Two of the most effective treatments for skin cancer are Superficial Radiation Treatment (SRT) and Mohs surgery. But which one is best for you? It depends on the type of skin cancer you have among other factors. Let’s take a look at each of these advanced skin cancer treatments in more detail.
Superficial Radiation Treatment (SRT)
Also known as SRT-100, this non-surgical skin cancer treatment is used to treat basal cell carcinomas and squamous cell carcinomas as well as non-malignant keloids. It is not a recommended treatment for melanoma skin cancers.
How does SRT work?
Short, 30-second bursts of low dose radiation are delivered superficially (5mm into the skin) directly into malignant non-melanoma skin cancer cells. These blasts of energy disrupt the cell division process of the malignant cells, effectively destroying the cancer without damaging healthy adjacent tissue. Because the radiation only penetrates 5mm into the skin, it is safe and effective for treating basal cell carcinomas and squamous cell carcinomas. The treatments are done in your dermatologist’s office a couple of times a week for a period of weeks until the skin cancer is gone.
Benefits of SRT
There are a number of benefits to SRT over surgical skin cancer treatment.
- SRT does not require anesthesia.
- No cutting or suturing is required with SRT.
- SRT treatments are quick and only require an office visit.
- SRT is usually painless, with only mild side effects of redness and irritation in the treatment area.
- SRT achieves superior cosmetic results, making it an excellent choice for skin cancers on the face.
- Cure rates for SRT are around 95%, only slightly lower than surgical treatments.
Who can get SRT?
Although SRT is an excellent treatment option, it’s not for everyone. The American Academy of Dermatology guidelines recommend SRT as a viable secondary option for basal and squamous cell skin cancers in special circumstances, such as for very visible skin cancers on the eyelid, nose or other areas of the face, or for patients who cannot tolerate surgery. Patients on blood thinners for whom surgery might be dangerous are also excellent candidates for SRT.
SRT may not be recommended for younger patients because of the possibility of the development of future skin cancers in the treated area. That said, the benefits of SRT may outweigh any risks. Talk to your doctor if you believe you would be a good candidate for SRT.
Mohs surgery, also called Mohs micrographic surgery, is appropriate for many types of skin cancer, including basal cell carcinomas, squamous cell carcinomas, some types of melanoma and some rare skin cancers. Mohs is especially recommended for aggressive skin cancers, cancers whose borders are hard to define and cancers with high rates of recurrence.
How does Mohs work?
With traditional excision, the surgeon removes the skin cancer with a margin of tissue around it. During Mohs, very thin layers of cancer tissue are removed at a time, with the surgeon checking each batch under a microscope until it can be confirmed that no cancer remains.
Benefits of Mohs
Mohs surgery is currently the very best treatment option available for most skin cancers for a variety of reasons.

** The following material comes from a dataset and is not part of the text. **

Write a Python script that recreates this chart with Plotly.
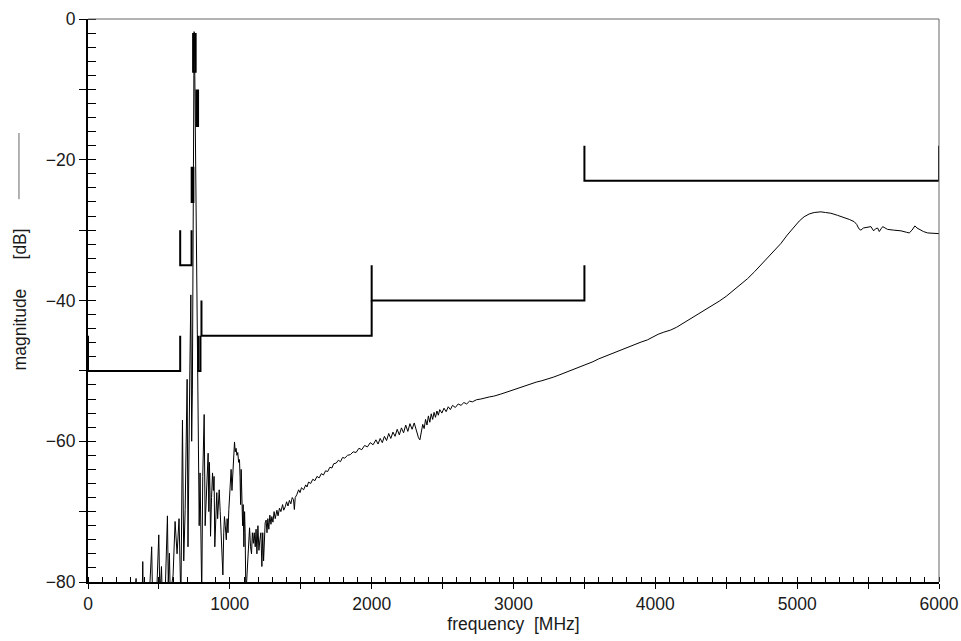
import plotly.graph_objects as go

# ---- spectrum data (frequency in MHz, magnitude in dB) ----
freq = [0, 320, 339, 345, 380, 386, 392, 430, 449, 455, 470, 480, 499, 507, 518, 525, 545, 560, 566, 574,
        580, 600, 614, 620, 628, 642, 648, 655, 666, 675, 685, 692, 699, 705, 711, 718, 725, 731, 736, 742,
        746, 748, 750, 753, 760, 768, 772, 776, 779, 784, 790, 796, 802, 809, 815, 819, 826, 833, 840, 847,
        852, 856, 860, 864, 871, 878, 884, 889, 894, 901, 908, 914, 918, 925, 932, 939, 945, 951, 957, 962,
        968, 975, 981, 987, 993, 1000, 1009, 1015, 1021, 1027, 1033, 1038, 1044, 1050, 1056, 1062, 1068, 1072, 1076, 1080,
        1085, 1090, 1094, 1099, 1104, 1108, 1113, 1120, 1126, 1132, 1139, 1146, 1153, 1159, 1166, 1172, 1179, 1185, 1191, 1198,
        1205, 1212, 1219, 1226, 1232, 1238, 1244, 1249, 1256, 1262, 1268, 1275, 1282, 1290, 1296, 1304, 1312, 1320, 1332, 1340,
        1350, 1360, 1372, 1380, 1391, 1400, 1410, 1420, 1430, 1440, 1449, 1455, 1461, 1472, 1485, 1495, 1505, 1520, 1535, 1544,
        1555, 1570, 1585, 1600, 1614, 1630, 1645, 1660, 1675, 1690, 1705, 1720, 1732, 1750, 1765, 1780, 1795, 1810, 1830, 1850,
        1870, 1890, 1910, 1930, 1950, 1970, 1990, 2010, 2030, 2045, 2060, 2075, 2090, 2105, 2120, 2135, 2150, 2165, 2180, 2195,
        2210, 2225, 2240, 2255, 2270, 2285, 2300, 2315, 2330, 2340, 2350, 2360, 2370, 2380, 2390, 2400, 2410, 2420, 2430, 2440,
        2450, 2460, 2470, 2480, 2495, 2510, 2525, 2540, 2555, 2570, 2590, 2610, 2630, 2650, 2670, 2690, 2710, 2740, 2770, 2800,
        2830, 2860, 2885, 2910, 2940, 2970, 3000, 3040, 3080, 3120, 3160, 3200, 3240, 3280, 3320, 3360, 3400, 3440, 3480, 3520,
        3560, 3600, 3650, 3700, 3750, 3800, 3850, 3900, 3944, 3980, 4020, 4060, 4108, 4150, 4200, 4250, 4300, 4350, 4400, 4450,
        4500, 4550, 4600, 4650, 4700, 4750, 4791, 4840, 4885, 4930, 4979, 5015, 5049, 5085, 5120, 5167, 5200, 5238, 5285, 5332,
        5370, 5402, 5420, 5435, 5449, 5467, 5485, 5505, 5520, 5539, 5553, 5567, 5579, 5592, 5603, 5620, 5638, 5680, 5732, 5770,
        5790, 5810, 5830, 5845, 5861, 5890, 5920, 5960, 6000]

mag = [-85, -85, -79.5, -85, -85, -77.1, -85, -83, -75, -82, -81, -84, -73.3, -82, -77.8, -83, -81, -70.6, -80, -75.9,
       -82, -79, -71.4, -74, -76, -71, -80, -83, -57, -77, -69.7, -62, -51.2, -75, -58.8, -50, -39.2, -60, -52.7, -20,
       -5, -1.8, -2, -8, -25, -38, -41.8, -63, -59.6, -72, -64.5, -75, -82, -65, -60, -56.2, -72, -68.3, -65, -61.7,
       -70, -63, -67, -73.5, -68, -64.5, -67, -65, -75, -70, -67.3, -71, -69, -66.9, -70, -73, -76, -79, -73, -70.7,
       -72, -74, -71, -73, -69.7, -66, -64, -67, -65, -62, -60.1, -61.5, -61, -62, -61.6, -63, -62.6, -65, -69, -64,
       -68.8, -72, -69, -75, -70, -73, -82, -79, -77, -74, -72.3, -75, -76, -73, -74.5, -73, -75, -72.5, -76, -72,
       -75.5, -74, -73, -77.8, -73, -77, -72, -71.6, -71.2, -73, -71, -72.5, -70.5, -71.8, -70.7, -71.5, -70, -71, -69.8, -70.6,
       -69.5, -70, -69, -69.8, -69.3, -68.6, -69.2, -68.4, -68.9, -68, -68.3, -69.7, -68, -67.6, -66.9, -67.3, -66.6, -66.9, -66.2, -66.5,
       -65.8, -66, -65.4, -65.6, -65, -65.2, -64.6, -64.8, -64.2, -64.3, -63.7, -63.8, -63.2, -63.1, -62.7, -62.9, -62.3, -62.4, -62, -61.9,
       -61.5, -61.6, -61, -61.2, -60.6, -60.8, -60.2, -60.5, -59.8, -60.4, -59.6, -60.2, -59.3, -59.9, -58.9, -59.6, -58.7, -59.3, -58.3, -59.1,
       -58.1, -58.8, -57.7, -58.6, -57.5, -58.3, -57.4, -58.5, -59.5, -59.8, -58.6, -57.6, -58.2, -56.9, -57.7, -56.4, -57.3, -56.1, -56.9, -55.9,
       -56.6, -55.7, -56.3, -55.5, -56, -55.3, -55.8, -55.1, -55.5, -54.9, -55.2, -54.7, -54.9, -54.5, -54.7, -54.3, -54.4, -54.1, -54, -53.8,
       -53.7, -53.6, -53.5, -53.3, -53.1, -52.9, -52.7, -52.4, -52.1, -51.8, -51.6, -51.4, -51.2, -50.9, -50.6, -50.3, -50, -49.7, -49.3, -49,
       -48.7, -48.3, -47.9, -47.5, -47.1, -46.6, -46.2, -45.9, -45.6, -45.2, -44.8, -44.5, -44.2, -43.8, -43.2, -42.6, -42, -41.4, -40.8, -40.1,
       -39.4, -38.6, -37.8, -36.9, -35.9, -34.8, -34, -32.9, -31.9, -30.7, -29.5, -28.7, -28.1, -27.7, -27.5, -27.4, -27.5, -27.6, -27.9, -28.2,
       -28.5, -28.8, -29.2, -29.8, -30, -29.7, -29.6, -29.6, -29.5, -30.1, -29.8, -29.7, -30.2, -29.8, -29.5, -29.7, -29.9, -30, -30.1, -30.3,
       -30.4, -30, -29.4, -29.7, -29.9, -30.2, -30.4, -30.5, -30.5]

# ---- limit mask segments ----
mask_start = [0, 650, 731, 741, 764, 777, 800, 2000, 3500]
mask_end = [650, 730, 743, 759, 776, 793, 2000, 3500, 6000]
mask_level = [-50, -35, -26, -7.5, -15.2, -50, -45, -40, -23]
mask_top = [-45, -30, -21, -2, -10, -45, -40, -35, -18]

# ---- tick labels ----
x_tickvals = [0, 500, 1000, 1500, 2000, 2500, 3000, 3500, 4000, 4500, 5000, 5500, 6000]
x_ticktext = ["0", "", "1000", "", "2000", "", "3000", "", "4000", "", "5000", "", "6000"]
y_tickvals = [-80, -70, -60, -50, -40, -30, -20, -10, 0]
y_ticktext = ["\u221280", "", "\u221260", "", "\u221240", "", "\u221220", "", "0"]

mx, my = [], []
for s, e, l, t in zip(mask_start, mask_end, mask_level, mask_top):
    mx += [s, s, e, e, None]
    my += [t, l, l, t, None]

FONT = "Liberation Sans"
FSIZE = 17.5
FCOLOR = "#1a1a1a"

fig = go.Figure()
fig.add_trace(go.Scatter(x=freq, y=mag, mode="lines",
                         line=dict(color="black", width=1), showlegend=False))
fig.add_trace(go.Scatter(x=mx, y=my, mode="lines",
                         line=dict(color="black", width=2), showlegend=False))

axis_common = dict(showgrid=False, zeroline=False, showline=True, linecolor="black",
                   linewidth=2, ticks="outside", tickcolor="black", tickwidth=1,
                   automargin=False, ticklabeloverflow="allow",
                   tickfont=dict(family=FONT, size=FSIZE, color=FCOLOR))

NB = "\u00a0"
fig.update_layout(
    width=961, height=641,
    margin=dict(l=88, r=22, t=19, b=59),
    paper_bgcolor="white", plot_bgcolor="white",
    xaxis=dict(range=[0, 6000], tickmode="array", tickvals=x_tickvals, ticktext=x_ticktext,
               ticklen=5,
               minor=dict(ticks="inside", dtick=100, tick0=0, ticklen=5, tickcolor="black", tickwidth=1),
               title=dict(text="frequency" + NB * 2 + "[MHz]", font=dict(family=FONT, size=FSIZE, color=FCOLOR),
                          standoff=0),
               **axis_common),
    yaxis=dict(range=[-80, 0], tickmode="array", tickvals=y_tickvals, ticktext=y_ticktext,
               ticklen=7,
               minor=dict(ticks="inside", dtick=2, tick0=0, ticklen=8, tickcolor="black", tickwidth=1),
               **axis_common),
    annotations=[dict(text="magnitude" + NB * 6 + "[dB]", textangle=-90, xref="paper", yref="paper",
                      x=-0.0799, y=0.502, showarrow=False, xanchor="center", yanchor="middle",
                      font=dict(family=FONT, size=FSIZE, color=FCOLOR))],
    shapes=[
        dict(type="line", xref="paper", yref="paper", x0=0, x1=1, y0=1, y1=1,
             line=dict(color="#666", width=1)),
        dict(type="line", xref="paper", yref="paper", x0=1, x1=1, y0=0, y1=1,
             line=dict(color="#666", width=1)),
        dict(type="line", xref="paper", yref="paper", x0=-0.0811, x1=-0.0811, y0=0.680, y1=0.7975,
             line=dict(color="#666", width=1)),
    ],
)

fig.write_html("out.html", config={"displayModeBar": False},
               post_script="document.body.style.margin='0';document.body.style.overflow='hidden';")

- The success rate for Mohs surgery is extremely high– around 99%.
- Because the surgeon can confirm during surgery that no cancer cells remain, chances of recurrence are very low.
- Very little healthy tissue is removed during Moh’s surgery, preserving cosmetic appearance.
- Because of the effectiveness of the surgery, you’re unlikely to need any additional treatment.
Who Can Get Mohs Surgery?
Complications from Mohs are rare and most people tolerate the surgery well. If you are not a candidate for surgery or if your cancer is on your eyelid, nose or another part of your face, your dermatologist may recommend SRT or another form of skin cancer treatment. Talk to your doctor about how Mohs fits into your skin cancer treatment options.